Ha llamado mucho la atención que se trate en este libro. Quizá estemos acostumbrados a pensar en el arte como en una forma de evasión. Nos extraña que la literatura se meta a fondo en algo tan cercano (porque casi todos hemos tenido problemas económicos). Pero a mí no me interesa la escritura como manera de escapar. Al revés: me interesa como un modo de acercarme a aquello que más temo.
También hay una amplia gama paterno-filial que parece recrudecer aún más esta desvinculación con el mundo que rodea a los adultos. ¿Cómo nacen estas dualidades y qué peso querías aportar con ellas en tus narraciones?
El conflicto entre padres e hijos es el que más me interesa. Poca gente habla con honestidad de la relación con sus padres. Se tiende a los extremos. «Mi padre fue maravilloso», «mi padre fue terrible».

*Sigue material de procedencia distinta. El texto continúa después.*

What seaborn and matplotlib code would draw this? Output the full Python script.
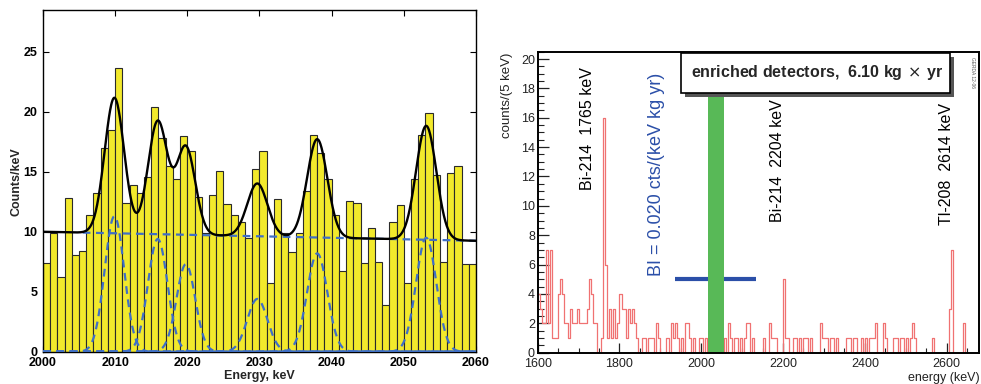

Algunos opinan que quejarse de los padres, atribuir toda la culpa a los padres, es una moda cruel, tal vez porque ellos mismos desearían atreverse a hacerlo… aunque fuera un poco. Y al revés: gente que considera a sus padres incondicionalmente defectuosos. La relación con los padres a menudo se ve a través de una niebla. Culpa, vergüenza, fingimiento, convenciones sociales…
Conozco a personas de más de cuarenta años a las que les cambia la voz cuando hablan con sus padres: se les vuelve aguda, de niño bueno. Como si hacerse adultos implicase una traición a sus padres y debieran disimular.
Y los hijos… Al tener un hijo te haces consciente de golpe de que te vas a morir. Y los temores se vuelven mucho más intensos y profundos.
En un plano narrativo, se aprecia la presencia de voces que puntualizan constantemente, como se puede apreciar en el uso de los paréntesis. ¿De alguna manera querías aportar una mirada desde dentro y desde fuera de tus personajes?
Para mí es una forma natural de narrar. Los paréntesis son pequeñas variaciones en la voz dentro del mismo tono. Susurros, comentarios en voz baja. Pueden aportar otro plano narrativo. Pueden ofrecer la visión de un personaje, un pensamiento. Y pueden enriquecer rítmicamente el texto.
No me gustan los paréntesis explicativos, ni en general nada que sea explicativo. Pero estos pueden considerarse paréntesis rítmicos y que enriquecen el tono y amplifican la visión que se ofrece en el relato.